OBJECTIVE: Show every line in the entries below where the word "script" appears.

STORED DATA:
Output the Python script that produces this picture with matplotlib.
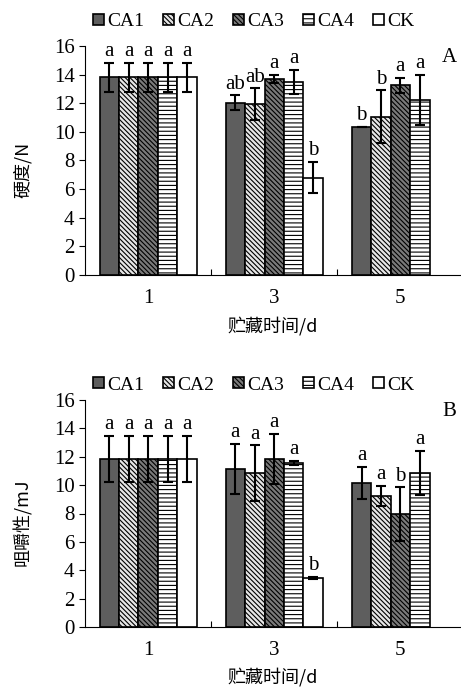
import numpy as np
import matplotlib
matplotlib.use('Agg')
import matplotlib.pyplot as plt

plt.rcParams['font.family'] = ['Liberation Serif', 'Noto Sans CJK SC']
plt.rcParams['hatch.linewidth'] = 0.8

# data
days = ['1', '3', '5']
series = ['CA1', 'CA2', 'CA3', 'CA4', 'CK']

hard = {
    'CA1': [13.8, 12.05, 10.35],
    'CA2': [13.8, 11.95, 11.05],
    'CA3': [13.8, 13.7, 13.25],
    'CA4': [13.8, 13.5, 12.25],
    'CK':  [13.8, 6.8, np.nan],
}
hard_err = {
    'CA1': [1.0, 0.5, 0.0],
    'CA2': [1.0, 1.1, 1.85],
    'CA3': [1.0, 0.3, 0.5],
    'CA4': [1.0, 0.85, 1.75],
    'CK':  [1.0, 1.1, np.nan],
}
hard_lab = {
    'CA1': ['a', 'ab', 'b'],
    'CA2': ['a', 'ab', 'b'],
    'CA3': ['a', 'a', 'a'],
    'CA4': ['a', 'a', 'a'],
    'CK':  ['a', 'b', ''],
}

chew = {
    'CA1': [11.85, 11.15, 10.15],
    'CA2': [11.85, 10.85, 9.25],
    'CA3': [11.85, 11.85, 7.95],
    'CA4': [11.85, 11.55, 10.85],
    'CK':  [11.85, 3.45, np.nan],
}
chew_err = {
    'CA1': [1.6, 1.75, 1.15],
    'CA2': [1.6, 1.95, 0.7],
    'CA3': [1.6, 1.75, 1.9],
    'CA4': [1.6, 0.15, 1.55],
    'CK':  [1.6, 0.08, np.nan],
}
chew_lab = {
    'CA1': ['a', 'a', 'a'],
    'CA2': ['a', 'a', 'a'],
    'CA3': ['a', 'a', 'b'],
    'CA4': ['a', 'a', 'a'],
    'CK':  ['a', 'b', ''],
}

face = {'CA1': '#5e5e5e', 'CA2': '#e6e6e6', 'CA3': '#7a7a7a', 'CA4': 'white', 'CK': 'white'}
hatch = {'CA1': None, 'CA2': '\\' * 7, 'CA3': '\\' * 7, 'CA4': '----', 'CK': None}

W, H = 461, 688
fig = plt.figure(figsize=(W / 100, H / 100), dpi=100)


def panel(rect, vals, errs, labs, ylabel, tag, legend_y):
    ax = fig.add_axes(rect)
    x = np.arange(len(days))
    bw = 0.154
    handles = []
    for i, s in enumerate(series):
        pos = x + (i - 2) * bw
        v = np.array(vals[s], dtype=float)
        e = np.array(errs[s], dtype=float)
        ok = ~np.isnan(v)
        b = ax.bar(pos[ok], v[ok], bw, color=face[s], edgecolor='black',
                   linewidth=1.2, hatch=hatch[s], label=s)
        ax.errorbar(pos[ok], v[ok], yerr=e[ok], fmt='none', ecolor='black',
                    elinewidth=1.5, capsize=3.5, capthick=1.5)
        handles.append(b)
        for j in range(len(days)):
            if ok[j]:
                ax.text(pos[j], v[j] + e[j] + 0.12, labs[s][j], ha='center',
                        va='bottom', fontsize=15)
    ax.set_ylim(0, 16)
    ax.set_yticks(range(0, 17, 2))
    ax.set_xlim(-0.5, 2.48)
    ax.set_xticks([0.5, 1.5])
    ax.set_xticklabels([])
    ax.tick_params(axis='x', direction='in', length=4)
    ax.tick_params(axis='y', direction='out', length=4, labelsize=15)
    for i, d in enumerate(days):
        ax.text(i, -1.0, d, ha='center', va='top', fontsize=15)
    ax.spines['top'].set_visible(False)
    ax.spines['right'].set_visible(False)
    ax.text(0.5, -0.185, '贮藏时间/d', transform=ax.transAxes, ha='center',
            va='top', fontsize=13, family=['Noto Sans CJK SC'])
    ax.text(-0.165, 0.46, ylabel, transform=ax.transAxes, rotation=90,
            ha='center', va='center', fontsize=13,
            family=['Noto Sans CJK SC', 'Liberation Serif'])
    ax.text(0.97, 0.99, tag, transform=ax.transAxes, ha='center', va='top',
            fontsize=15)
    fig.legend(handles, series, loc='center', bbox_to_anchor=(0.55, legend_y),
               ncol=5, frameon=False, fontsize=14, handlelength=0.55,
               handleheight=0.55, handletextpad=0.15, columnspacing=1.0,
               borderaxespad=0)
    return ax


panel([85 / W, 1 - 275 / H, 376 / W, 229 / H], hard, hard_err, hard_lab,
      '硬度/N', 'A', 1 - 22 / H)
panel([85 / W, 1 - 627 / H, 376 / W, 227 / H], chew, chew_err, chew_lab,
      '咀嚼性/mJ', 'B', 1 - 385 / H)

fig.savefig('out.png', dpi=100)
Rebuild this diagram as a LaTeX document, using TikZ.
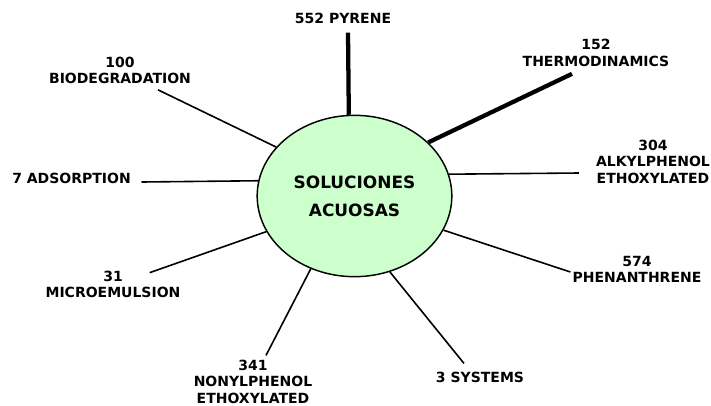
\documentclass[tikz,border=0pt]{standalone}
\usepackage{fontspec}
\setmainfont{DejaVu Sans}
\usepackage{tikz}
\usepackage{xcolor}
\usetikzlibrary{shapes.geometric,positioning}
\definecolor{mint}{HTML}{CCFFCC}

\begin{document}
\begin{tikzpicture}[x=0.75pt, y=-0.75pt,
    hub/.style={ellipse, draw, line width=1.1pt, fill=mint, minimum width=146pt, minimum height=121pt, inner sep=0pt, font=\bfseries\fontsize{12.7}{21}\selectfont, align=center},
    topic/.style={inner sep=0pt, align=center, font=\bfseries\fontsize{10.5}{12.4}\selectfont},
    link/.style={line width=1.2pt},
    heavy/.style={line width=3.2pt}
]
    \useasboundingbox (0,0) rectangle (711,405);

    % Central node
    \node[hub] (sol) at (354.5,196) {SOLUCIONES\\ACUOSAS};

    % Topics around it
    \node[topic] (pyr) at (343,18.5) {552 PYRENE};
    \node[topic] (bio) at (120,70.5) {100\\BIODEGRADATION};
    \node[topic] (ads) at (71.5,178) {7 ADSORPTION};
    \node[topic] (thermo) at (596,53) {152\\THERMODINAMICS};
    \node[topic] (alk) at (653,161.5) {304\\ALKYLPHENOL\\ETHOXYLATED};
    \node[topic] (phen) at (637,269.5) {574\\PHENANTHRENE};
    \node[topic] (sys) at (480,377) {3 SYSTEMS};
    \node[topic] (non) at (253,381.5) {341\\NONYLPHENOL\\ETHOXYLATED};
    \node[topic] (micro) at (113,284.5) {31\\MICROEMULSION};

    % Heavy links
    \draw[heavy] (sol.94.6) -- ([shift={(5,8.5)}]pyr.south);
    \draw[heavy] (sol.36.2) -- ([shift={(-24,7)}]thermo.south);

    % Thin links
    \draw[link] (sol.148.9) -- ([shift={(38,5.5)}]bio.south);
    \draw[link] (sol.171.7) -- ([shift={(10.5,4)}]ads.east);
    \draw[link] (sol.13.5) -- ([shift={(-17,11.5)}]alk.west);
    \draw[link] (sol.-21.3) -- ([shift={(-2,2.5)}]phen.west);
    \draw[link] (sol.-65.2) -- ([shift={(-16,-8)}]sys.north);
    \draw[link] (sol.-121.7) -- ([shift={(13,-4)}]non.north);
    \draw[link] (sol.-158.4) -- ([shift={(-31,2)}]micro.north east);

\end{tikzpicture}
\end{document}
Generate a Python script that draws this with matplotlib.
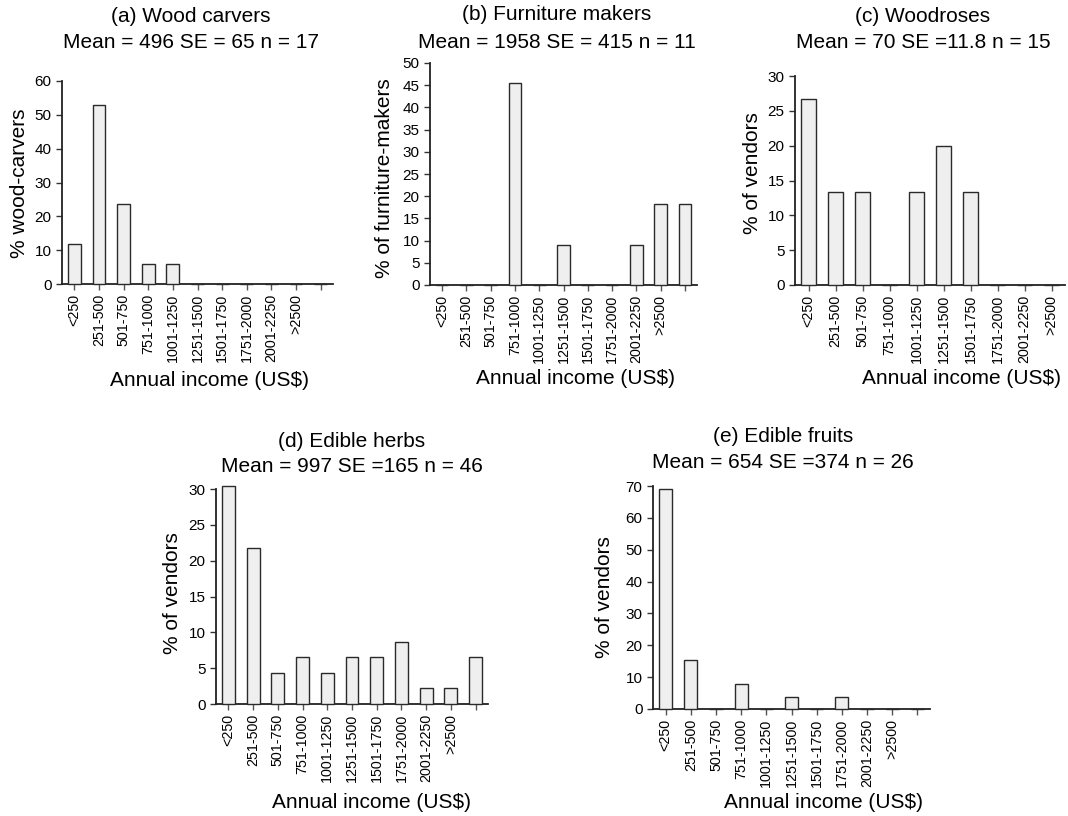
import matplotlib
matplotlib.use("Agg")
import matplotlib.pyplot as plt
import numpy as np

plt.rcParams["font.family"] = ["Liberation Sans", "DejaVu Sans"]

W, H = 1068, 816

# income classes (US$)
CLASSES = ["<250", "251-500", "501-750", "751-1000", "1001-1250",
           "1251-1500", "1501-1750", "1751-2000", "2001-2250", ">2500"]

# % of people per income class (11 slots: the last one has no label)
wood_carvers = [11.8, 52.9, 23.5, 5.9, 5.9, 0, 0, 0, 0, 0, 0]
furniture_makers = [0, 0, 0, 45.5, 0, 9.1, 0, 0, 9.1, 18.2, 18.2]
woodroses = [26.7, 13.3, 13.3, 0, 13.3, 20.0, 13.3, 0, 0, 0]
edible_herbs = [30.4, 21.7, 4.3, 6.5, 4.3, 6.5, 6.5, 8.7, 2.2, 2.2, 6.5]
edible_fruits = [69.2, 15.4, 0, 7.7, 0, 3.8, 0, 3.8, 0, 0, 0]

TITLES = ["(a) Wood carvers", "(b) Furniture makers", "(c) Woodroses",
          "(d) Edible herbs", "(e) Edible fruits"]
STATS = ["Mean = 496 SE = 65 n = 17", "Mean = 1958 SE = 415 n = 11",
         "Mean = 70 SE =11.8 n = 15", "Mean = 997 SE =165 n = 46",
         "Mean = 654 SE =374 n = 26"]
YLABELS = ["% wood-carvers", "% of furniture-makers", "% of vendors",
           "% of vendors", "% of vendors"]
YMAX = [60, 50, 30, 30, 70]
YSTEP = [10, 5, 5, 5, 10]
SERIES = [wood_carvers, furniture_makers, woodroses, edible_herbs, edible_fruits]

# axes boxes in pixels: left, right, top, bottom
BOXES = [(62, 333, 81, 284), (430, 697, 63, 285), (795, 1065, 76, 285),
         (216, 488, 489, 704), (653, 930, 486, 709)]
# title centre x, line1 y, line2 y
TITLE_POS = [(191, 16, 42), (557, 15, 43), (923, 17, 43),
             (352, 442, 467), (783, 437, 463)]
XLAB_POS = [(209, 380), (575, 378), (961, 378), (371, 803), (823, 803)]
YLAB_POS = [(20, 183), (385, 178), (752, 173), (173, 593), (605, 597)]

fig = plt.figure(figsize=(W / 100, H / 100), dpi=100)

for i, vals in enumerate(SERIES):
    l, r, t, b = BOXES[i]
    ax = fig.add_axes([l / W, 1 - b / H, (r - l) / W, (b - t) / H])
    x = np.arange(len(vals))
    ax.bar(x, vals, width=0.52, color="#efefef", edgecolor="#2a2a2a",
           linewidth=1.0, zorder=3, clip_on=False)
    ax.set_xlim(-0.5, len(vals) - 0.5)
    ax.set_ylim(0, YMAX[i])
    ax.set_yticks(np.arange(0, YMAX[i] + 1, YSTEP[i]))
    labels = CLASSES + [""] * (len(vals) - len(CLASSES))
    ax.set_xticks(x)
    ax.set_xticklabels(labels, rotation=90, fontsize=10.3)
    ax.tick_params(axis="y", labelsize=11, length=4, width=1, color="#333333")
    ax.tick_params(axis="x", length=4, width=1, color="#555555", pad=3)
    for s in ["top", "right"]:
        ax.spines[s].set_visible(False)
    for s in ["left", "bottom"]:
        ax.spines[s].set_linewidth(1.3)
        ax.spines[s].set_color("#222222")

    tx, ty1, ty2 = TITLE_POS[i]
    fig.text(tx / W, 1 - ty1 / H, TITLES[i], ha="center", va="center", fontsize=15)
    fig.text(tx / W, 1 - ty2 / H, STATS[i], ha="center", va="center", fontsize=15)
    xx, xy = XLAB_POS[i]
    fig.text(xx / W, 1 - xy / H, "Annual income (US$)", ha="center",
             va="center", fontsize=15)
    yx, yy = YLAB_POS[i]
    fig.text(yx / W, 1 - yy / H, YLABELS[i], ha="center", va="center",
             rotation=90, fontsize=15)

fig.savefig("out.png", dpi=100)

WRITTEN SOLUTION:
Output the Python script that produces this picture with matplotlib.
Generate a Python script that draws this with matplotlib.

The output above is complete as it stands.